The open position of the bend head shown in Figure 8 is maintained by the over centre action of a spring 35 so that a new workpiece can be inserted into the jaws of the clamp 8 situated immediately behind the bend head. A loading mechanism for the new work- piece can be arranged to push the bend head back to the closed position, e.g. by a member pushing the bending portion 24 of the die so that the lever linkage 32, 33, 34 causes the former to follow. The locking pins 29 and 30 can then be inserted and the carriage 3 retracted to its starting position to commence bending the new workpiece.
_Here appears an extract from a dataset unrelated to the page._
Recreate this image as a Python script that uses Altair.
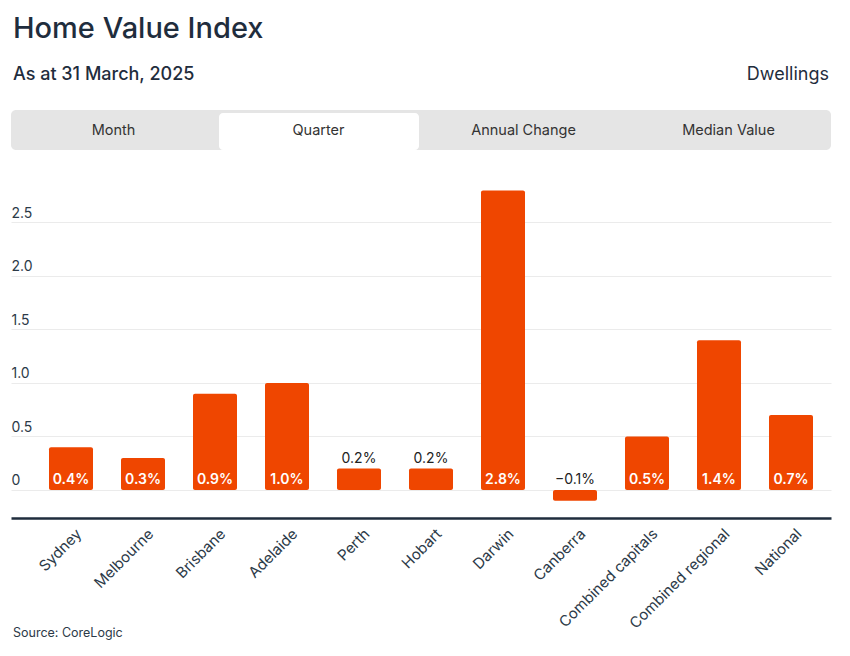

A microprocessor or other computer control unit shown at 50 in Figure 2 may advantageously be used to synchronise and control the feed and rotation of the tube and operation of the bend head. The microprocessor can be programmed to ensure that, after the last bend, the jaws of the clamp 8 are rotated so that they are correctly aligned for opening without becoming obstructed by the bend head.
In an alternative arrangement for the machine, the bend head and carriage are mounted on the end lever of an articulated lever arm. The workpiece is loaded so that the nut on its first end is resting on a support, the nut at the second end being held in the clamp. As the bent tube emerges from the bend head the articulated arm moves so that the emergent tube is balanced on the support. Computation of the instantaneous centre of gravity of the emergent tube and the relative movement of the arm may be performed by the microprocessor.